While doubling down on the comments and her attacks of the LNP Opposition and federal Coalition in state parliament on Thursday, Ms Palaszczuk also shared a social media post stating the Doherty modelling predicted even with 70 per cent vaccination rates among over-16s that 80 people would be dying each day six months into an outbreak.
Later clarification from her office revealed the figure was based on a situation with only minimal density and capacity restrictions and a stretched testing, tracing, isolation and quarantine efficiency, like that seen during the peak of the Victorian second wave.
Under an optimal health response scenario at 70 per cent vaccination rates, 13 deaths are predicted in the first six months. Mr Hunt said selectively using the modelling like this “breaches good faith and damages public confidence”.
Queensland chief health officer Jeannette Young later fronted media in Brisbane about a new COVID-19 case detected in a NSW truck driver and under investigation, believed to have been infectious in the community for five days, also reiterating warnings about the risk of another outbreak given the 1288 cases reported in NSW and 176 in Victoria.
Asked if she disputed Mr Hunt’s assessment and thought it was responsible for Ms Palaszczuk to be releasing worst-case scenarios given the evidence being seen among younger children, Dr Young said: “We have to be open”.
She said while the vast majority of children still experienced only mild disease with the Delta strain, once larger numbers started becoming infected there would be outliers who were hit harder.
“Of course it’s responsible … our Premier has to make sure that our population in Queensland understands what the risks are, and I totally endorse that,” Dr Young said. “We need to get as many people in Queensland as possible vaccinated – we are nowhere near where we need to be.”

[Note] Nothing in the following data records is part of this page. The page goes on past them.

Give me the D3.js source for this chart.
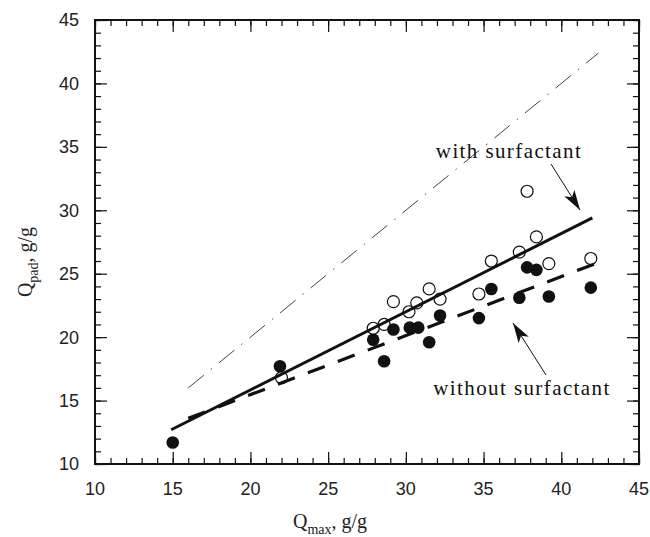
<!DOCTYPE html>
<html><head><meta charset="utf-8">
<script src="https://cdn.jsdelivr.net/npm/d3@7"></script>
<style>body{margin:0;background:#fff}</style>
</head><body>
<svg id="c" width="650" height="537"></svg>
<script>
// ---- data ----
const withX = [22, 27.9, 28.6, 29.2, 30.2, 30.7, 31.5, 32.2, 34.7, 35.5, 37.3, 37.8, 38.4, 39.2, 41.9];
const withY = [16.8, 20.7, 21.0, 22.8, 22.0, 22.7, 23.8, 23.0, 23.4, 26.0, 26.7, 31.5, 27.9, 25.8, 26.2];
const withoutX = [15, 21.9, 27.9, 28.6, 29.2, 30.25, 30.8, 31.5, 32.2, 34.7, 35.5, 37.3, 37.8, 38.4, 39.2, 41.9];
const withoutY = [11.7, 17.7, 19.8, 18.1, 20.6, 20.75, 20.75, 19.6, 21.7, 21.5, 23.8, 23.1, 25.5, 25.3, 23.2, 23.9];
const fitWith = [[14.9, 12.7], [42.0, 29.4]];
const fitWithout = [[16.0, 13.6], [42.2, 25.8]];
const identity = [[16.0, 16.0], [42.4, 42.4]];
const xTicks = [10, 15, 20, 25, 30, 35, 40, 45];
const yTicks = [10, 15, 20, 25, 30, 35, 40, 45];
const minorTicks = d3.range(10, 46, 1);

const svg = d3.select("#c");
const L = 95, R = 639, T = 20, B = 464;
const x = d3.scaleLinear().domain([10, 45]).range([L, R]);
const y = d3.scaleLinear().domain([10, 45]).range([B, T]);

// ticks (inward on all sides)
const g = svg.append("g");
function addAxis(axisGen, transform, tickVals, size) {
  g.append("g").attr("transform", transform)
    .call(axisGen.tickValues(tickVals).tickSize(size).tickFormat(""))
    .call(s => s.select(".domain").remove())
    .call(s => s.selectAll("line").attr("stroke", "#111").attr("stroke-width", 1.2));
}
addAxis(d3.axisTop(x), `translate(0,${B})`, minorTicks, 6);
addAxis(d3.axisTop(x), `translate(0,${B})`, xTicks, 12);
addAxis(d3.axisBottom(x), `translate(0,${T})`, minorTicks, 6);
addAxis(d3.axisBottom(x), `translate(0,${T})`, xTicks, 12);
addAxis(d3.axisRight(y), `translate(${L},0)`, minorTicks, 6);
addAxis(d3.axisRight(y), `translate(${L},0)`, yTicks, 12);
addAxis(d3.axisLeft(y), `translate(${R},0)`, minorTicks, 6);
addAxis(d3.axisLeft(y), `translate(${R},0)`, yTicks, 12);

svg.append("rect").attr("x", L).attr("y", T).attr("width", R - L).attr("height", B - T)
  .attr("fill", "none").attr("stroke", "#111").attr("stroke-width", 2);

// tick labels
svg.append("g").selectAll("text").data(xTicks).join("text")
  .attr("x", d => x(d)).attr("y", 495).attr("text-anchor", "middle")
  .attr("font-family", "Liberation Sans, Arial, sans-serif").attr("font-size", 18).attr("fill", "#222")
  .text(d => d);
svg.append("g").selectAll("text").data(yTicks).join("text")
  .attr("x", 79).attr("y", d => y(d)).attr("dy", "0.36em").attr("text-anchor", "end")
  .attr("font-family", "Liberation Sans, Arial, sans-serif").attr("font-size", 18).attr("fill", "#222")
  .text(d => d);

// axis titles
const serif = "Liberation Serif, Times New Roman, serif";
const xt = svg.append("text").attr("x", 330).attr("y", 528).attr("text-anchor", "middle")
  .attr("font-family", serif).attr("font-size", 20).attr("fill", "#222");
xt.append("tspan").text("Q");
xt.append("tspan").attr("font-size", 14).attr("dy", 6).text("max");
xt.append("tspan").attr("dy", -6).text(", g/g");

const yt = svg.append("text").attr("transform", "translate(32,262) rotate(-90)").attr("text-anchor", "middle")
  .attr("font-family", serif).attr("font-size", 20).attr("fill", "#222");
yt.append("tspan").text("Q");
yt.append("tspan").attr("font-size", 14).attr("dy", 6).text("pad");
yt.append("tspan").attr("dy", -6).text(", g/g");

// lines
const line = d3.line().x(d => x(d[0])).y(d => y(d[1]));
svg.append("path").attr("d", line(identity)).attr("fill", "none").attr("stroke", "#444")
  .attr("stroke-width", 1).attr("stroke-dasharray", "20,9,1.5,9");
svg.append("path").attr("d", line(fitWithout)).attr("fill", "none").attr("stroke", "#111")
  .attr("stroke-width", 3.2).attr("stroke-dasharray", "18,14");
svg.append("path").attr("d", line(fitWith)).attr("fill", "none").attr("stroke", "#111")
  .attr("stroke-width", 3);

// points
svg.append("g").selectAll("circle").data(withoutX.map((v, i) => [v, withoutY[i]])).join("circle")
  .attr("cx", d => x(d[0])).attr("cy", d => y(d[1])).attr("r", 6.3).attr("fill", "#111");
svg.append("g").selectAll("circle").data(withX.map((v, i) => [v, withY[i]])).join("circle")
  .attr("cx", d => x(d[0])).attr("cy", d => y(d[1])).attr("r", 6).attr("fill", "none")
  .attr("stroke", "#111").attr("stroke-width", 1.2);

// annotations
svg.append("defs").append("marker").attr("id", "ah").attr("viewBox", "0 0 20 12")
  .attr("refX", 20).attr("refY", 6).attr("markerWidth", 20).attr("markerHeight", 12)
  .attr("markerUnits", "userSpaceOnUse").attr("orient", "auto")
  .append("path").attr("d", "M0,0 L20,6 L0,12 L5,6 Z").attr("fill", "#111");

svg.append("text").attr("x", 509).attr("y", 158).attr("text-anchor", "middle")
  .attr("font-family", serif).attr("font-size", 21).attr("letter-spacing", 1.4).attr("fill", "#111")
  .text("with surfactant");
svg.append("line").attr("x1", 551).attr("y1", 164).attr("x2", 580).attr("y2", 210)
  .attr("stroke", "#111").attr("stroke-width", 1).attr("marker-end", "url(#ah)");

svg.append("text").attr("x", 522).attr("y", 395).attr("text-anchor", "middle")
  .attr("font-family", serif).attr("font-size", 21).attr("letter-spacing", 1.4).attr("fill", "#111")
  .text("without surfactant");
svg.append("line").attr("x1", 546).attr("y1", 375).attr("x2", 513).attr("y2", 323)
  .attr("stroke", "#111").attr("stroke-width", 1).attr("marker-end", "url(#ah)");
</script>
</body></html>
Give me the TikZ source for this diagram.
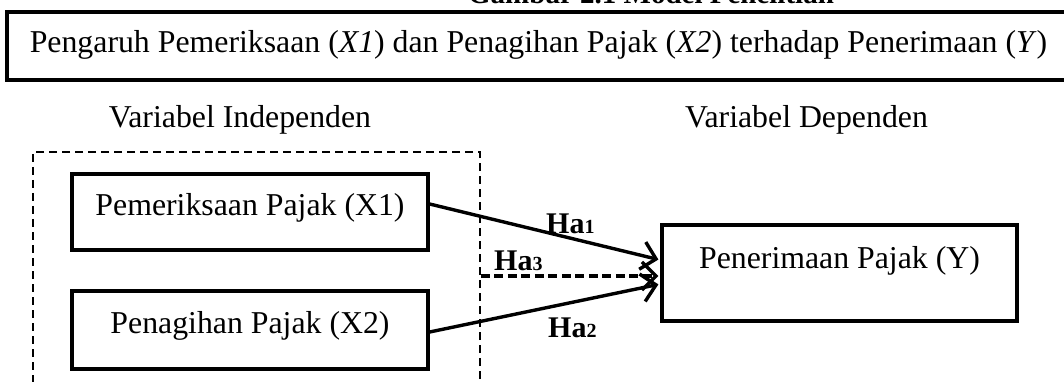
\documentclass[tikz,border=0pt]{standalone}
\usepackage{fontspec}
\setmainfont{Liberation Serif}
\usetikzlibrary{arrows.meta,calc}

\newcommand{\hyp}[1]{\fontsize{30}{32}\selectfont\bfseries Ha\fontsize{20}{22}\selectfont #1}

\tikzset{
  body/.style={font=\fontsize{31.8}{34}\selectfont},
  varbox/.style={draw, line width=3.3pt, rectangle, inner sep=0pt,
    body, text height=22pt},
  link/.style={line width=3.4pt, shorten >=2pt,
    -{Straight Barb[length=14pt,width=28pt,line width=3.4pt]}},
  hlabel/.style={anchor=base west, inner sep=0pt},
}

\begin{document}
\begin{tikzpicture}[x=1pt,y=-1pt]
  \useasboundingbox (0,0) rectangle (1064,382);
  \clip (0,0) rectangle (1064,382);

  % figure caption, running off the top edge
  \node[anchor=base, inner sep=0pt, font=\fontsize{29}{31}\selectfont\bfseries]
    (caption) at (651,4) {Gambar 2.1 Model Penelitian};

  % title frame (its right side runs past the edge)
  \node[draw, line width=4pt, inner sep=0pt, minimum width=1063pt,
        minimum height=68pt, body, text height=22pt, text depth=8pt]
    (topic) at (538.5,46)
    {Pengaruh Pemeriksaan (\textit{X1}) dan Penagihan Pajak (\textit{X2}) terhadap Penerimaan (\textit{Y})};

  % column headings
  \node[anchor=base, inner sep=0pt, body] (hindep) at (240,128) {Variabel Independen};
  \node[anchor=base, inner sep=0pt, body] (hdep) at (806.5,128) {Variabel Dependen};

  % dashed frame round the independent variables
  \node[draw, dash pattern=on 8pt off 5pt, line width=1.6pt, inner sep=0pt,
        minimum width=447pt, minimum height=248pt] (frame) at (256.5,276) {};

  % variable boxes
  \node[varbox, minimum width=356pt, minimum height=76pt, text depth=16pt]
    (x1) at (250,212) {Pemeriksaan Pajak (X1)};
  \node[varbox, minimum width=356pt, minimum height=78pt, text depth=16pt]
    (x2) at (250,330) {Penagihan Pajak (X2)};
  \node[varbox, minimum width=355pt, minimum height=96pt, text depth=32pt]
    (y) at (839.5,273) {Penerimaan Pajak (Y)};

  % hypotheses
  \draw[link] ([yshift=8pt]x1.east) -- ([yshift=13pt]y.west);
  \draw[link] ([yshift=-2pt]x2.east) -- ([yshift=-11pt]y.west);
  \draw[link, dash pattern=on 9pt off 4.5pt] (frame.east) -- (frame.east -| y.west);

  \node[hlabel] (ha1) at (546,233) {\hyp{1}};
  \node[hlabel] (ha3) at (494,270) {\hyp{3}};
  \node[hlabel] (ha2) at (548,337) {\hyp{2}};
\end{tikzpicture}
\end{document}
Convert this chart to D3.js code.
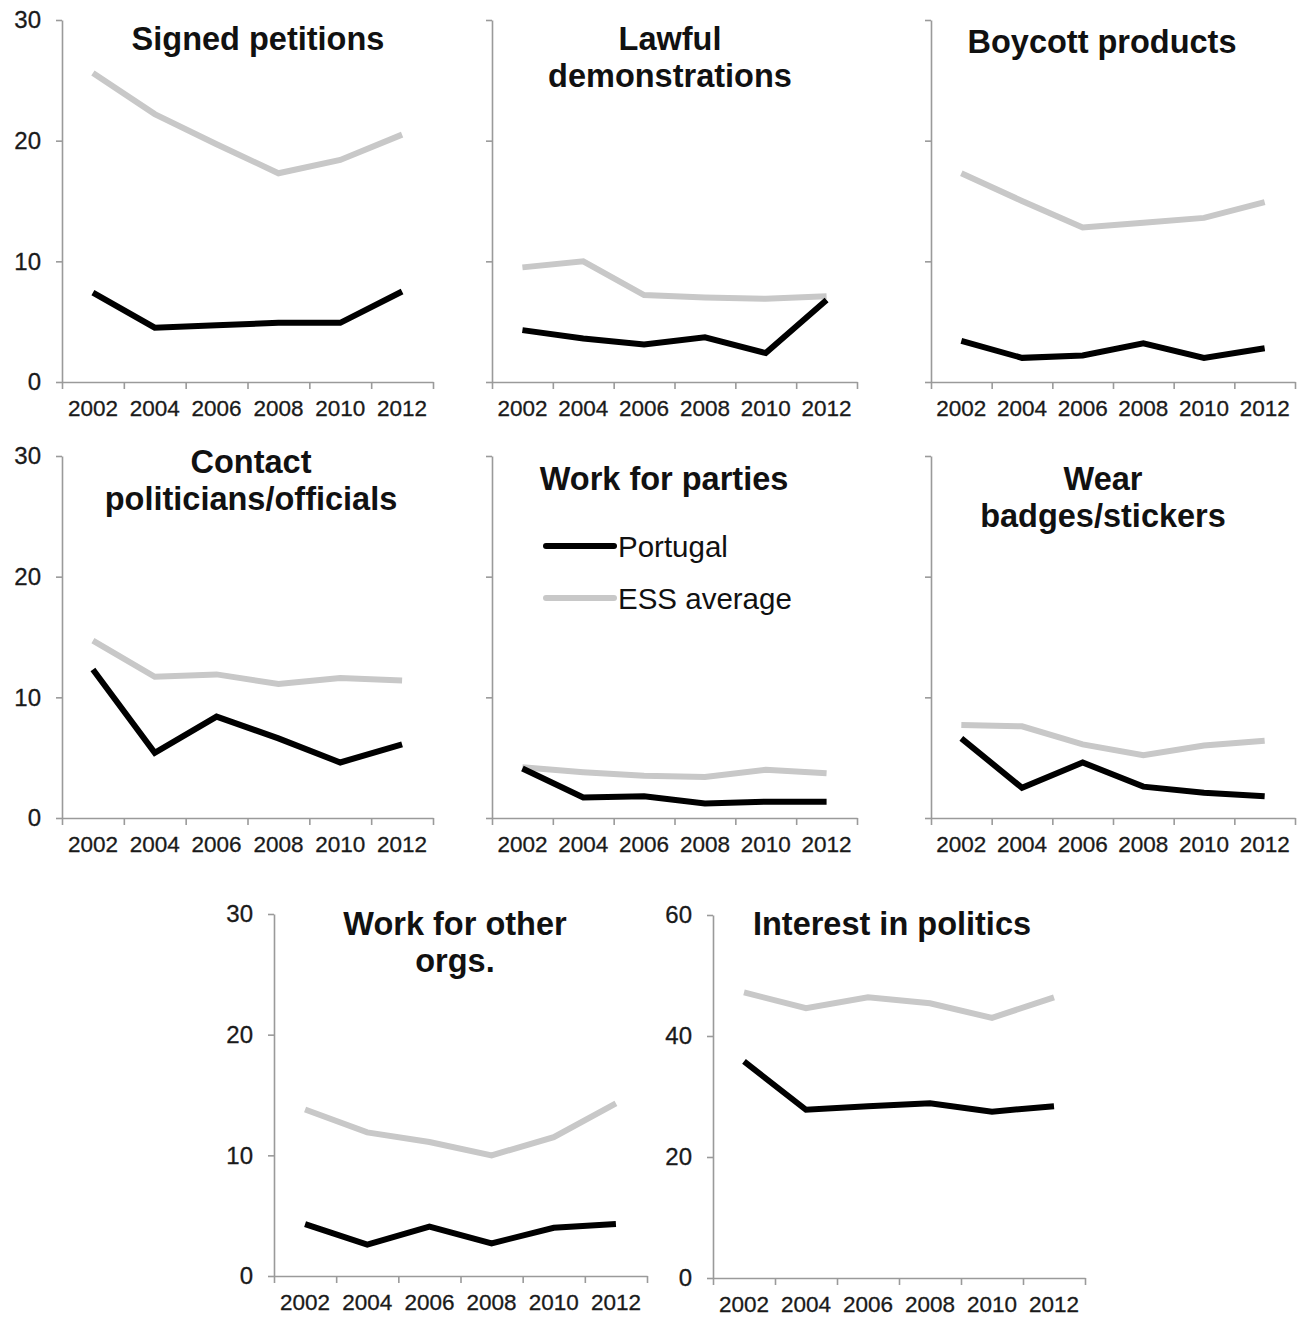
<!DOCTYPE html>
<html>
<head>
<meta charset="utf-8">
<script src="https://cdn.jsdelivr.net/npm/d3@7"></script>
<style>
  body { margin: 0; background: #fff; }
  text { font-family: "Liberation Sans", Arial, sans-serif; }
</style>
</head>
<body>
<svg id="chart" width="1301" height="1317"></svg>
<script>
// survey years (x categories)
var years = ["2002", "2004", "2006", "2008", "2010", "2012"];

// panel titles (one entry per line)
var titles = [
    ["Signed petitions"],
    ["Lawful", "demonstrations"],
    ["Boycott products"],
    ["Contact", "politicians/officials"],
    ["Work for parties"],
    ["Wear", "badges/stickers"],
    ["Work for other", "orgs."],
    ["Interest in politics"]
];

// Portugal values, %
var portugal = [
    [7.4, 4.5, 4.7, 4.9, 4.9, 7.5],
    [4.3, 3.6, 3.1, 3.7, 2.4, 6.8],
    [3.4, 2.0, 2.2, 3.2, 2.0, 2.8],
    [12.3, 5.4, 8.4, 6.6, 4.6, 6.1],
    [4.1, 1.7, 1.8, 1.2, 1.35, 1.35],
    [6.6, 2.5, 4.6, 2.6, 2.1, 1.8],
    [4.3, 2.6, 4.1, 2.7, 4.0, 4.3],
    [35.8, 27.8, 28.4, 28.9, 27.5, 28.4]
];

// ESS average values, %
var essAverage = [
    [25.6, 22.2, 19.7, 17.3, 18.4, 20.5],
    [9.5, 10.0, 7.2, 7.0, 6.9, 7.1],
    [17.3, 15.0, 12.8, 13.2, 13.6, 14.9],
    [14.7, 11.7, 11.9, 11.1, 11.6, 11.4],
    [4.2, 3.8, 3.5, 3.4, 4.0, 3.7],
    [7.7, 7.6, 6.1, 5.2, 6.0, 6.4],
    [13.8, 11.9, 11.1, 10.0, 11.5, 14.3],
    [47.2, 44.6, 46.4, 45.4, 43.0, 46.4]
];

// y tick values per panel
var yTicks = [
    [0, 10, 20, 30], [0, 10, 20, 30], [0, 10, 20, 30],
    [0, 10, 20, 30], [0, 10, 20, 30], [0, 10, 20, 30],
    [0, 10, 20, 30], [0, 20, 40, 60]
];

var seriesNames = ["Portugal", "ESS average"];

// layout of each panel on the page
var layout = [
    {x0: 62,  x1: 433,  top: 20,  zero: 382,  showY: true,  tx: 258,  ty: 50},
    {x0: 492, x1: 857,  top: 20,  zero: 382,  showY: false, tx: 670,  ty: 50},
    {x0: 931, x1: 1295, top: 20,  zero: 382,  showY: false, tx: 1102, ty: 53},
    {x0: 62,  x1: 433,  top: 456, zero: 818,  showY: true,  tx: 251,  ty: 473},
    {x0: 492, x1: 857,  top: 456, zero: 818,  showY: false, tx: 664,  ty: 490},
    {x0: 931, x1: 1295, top: 456, zero: 818,  showY: false, tx: 1103, ty: 490},
    {x0: 274, x1: 647,  top: 914, zero: 1276, showY: true,  tx: 455,  ty: 935},
    {x0: 713, x1: 1085, top: 915, zero: 1278, showY: true,  tx: 892,  ty: 935}
];

var black = "#000000";
var grey = "#c8c8c8";
var axisGrey = "#9a9a9a";

var svg = d3.select("#chart");

var drawPanel = function(i) {
    var L = layout[i];
    var g = svg.append("g");

    var xBand = d3.scaleBand().domain(years).range([L.x0, L.x1]);
    var xTick = d3.scaleLinear().domain([0, years.length]).range([L.x0, L.x1]);
    var yMax = d3.max(yTicks[i]);
    var yScale = d3.scaleLinear().domain([0, yMax]).range([L.zero, L.top]);

    // y axis
    var yAxis = d3.axisLeft(yScale)
        .tickValues(yTicks[i])
        .tickSize(6)
        .tickSizeOuter(0)
        .tickPadding(15)
        .tickFormat(L.showY ? d3.format("d") : function() { return ""; });
    var ya = g.append("g")
        .attr("transform", "translate(" + L.x0 + ",0)")
        .call(yAxis);
    ya.selectAll("path, line").attr("stroke", axisGrey).attr("stroke-width", 1.6);
    ya.selectAll("text")
        .attr("font-size", 24)
        .attr("fill", "#1a1a1a")
        .attr("stroke", "#1a1a1a")
        .attr("stroke-width", 0.3);

    // x axis tick marks at category boundaries
    var xa = g.append("g")
        .attr("transform", "translate(0," + L.zero + ")")
        .call(d3.axisBottom(xTick).tickValues(d3.range(years.length + 1))
            .tickSize(7).tickSizeOuter(0).tickFormat(function() { return ""; }));
    xa.selectAll("path, line").attr("stroke", axisGrey).attr("stroke-width", 1.6);

    // x labels, centred in each category
    var xl = g.append("g")
        .attr("transform", "translate(0," + L.zero + ")")
        .call(d3.axisBottom(xBand).tickSize(0).tickPadding(18));
    xl.select(".domain").remove();
    xl.selectAll("text")
        .attr("font-size", 22.5)
        .attr("fill", "#1a1a1a")
        .attr("stroke", "#1a1a1a")
        .attr("stroke-width", 0.3);

    var line = d3.line()
        .x(function(d, j) { return xBand(years[j]) + xBand.bandwidth() / 2; })
        .y(function(d) { return yScale(d); });

    g.append("path")
        .datum(essAverage[i])
        .attr("d", line)
        .attr("fill", "none")
        .attr("stroke", grey)
        .attr("stroke-width", 6);

    g.append("path")
        .datum(portugal[i])
        .attr("d", line)
        .attr("fill", "none")
        .attr("stroke", black)
        .attr("stroke-width", 6);

    // title
    g.append("text")
        .attr("x", L.tx)
        .attr("y", L.ty)
        .attr("text-anchor", "middle")
        .attr("font-size", 32.5)
        .attr("font-weight", "bold")
        .attr("fill", "#111")
        .selectAll("tspan")
        .data(titles[i])
        .enter()
        .append("tspan")
        .attr("x", L.tx)
        .attr("dy", function(d, k) { return k === 0 ? 0 : 37; })
        .text(function(d) { return d; });
};

for (var i = 0; i < titles.length; i++) {
    drawPanel(i);
}

// legend, inside the "Work for parties" panel
var legend = svg.append("g");
var legendColors = [black, grey];
var legendY = d3.scalePoint().domain(seriesNames).range([546, 598]);
seriesNames.forEach(function(name, k) {
    legend.append("line")
        .attr("x1", 546).attr("x2", 614)
        .attr("y1", legendY(name)).attr("y2", legendY(name))
        .attr("stroke", legendColors[k])
        .attr("stroke-width", 6)
        .attr("stroke-linecap", "round");
    legend.append("text")
        .attr("x", 618)
        .attr("y", legendY(name))
        .attr("dy", "0.36em")
        .attr("font-size", 29.5)
        .attr("fill", "#111")
        .text(name);
});
</script>
</body>
</html>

Queensland dropped behind Western Australia to become the Australian jurisdiction with the lowest first-dose vaccination rate on Thursday, at 51.65 per cent.
Dr Young said while accepting 80 per cent vaccination levels among adults was the high-level goal at this stage she was “pushing” for a higher rate and considering additional measures to protect under-12s based on what the updated Doherty modelling revealed.
Former Queensland chief health officer and emergency medicine expert Gerard FitzGerald, now based at the Queensland University of Technology, said whoever the broad herd immunity targets were set at “should be whoever is able to get the vaccine”.
“We’ll never have 100 per cent [vaccine coverage] … there will be deaths,” he said. “The challenge is when we as a country have the courage to let that happen.”
Australian Medical Association president Omar Khorshid acknowledged that childhood vaccination was a “very emotive topic”.
“It’s getting some of our leaders pretty fired up at the moment, but at the end of the day, we currently don’t have vaccines approved for young children,” Dr Khorshid said.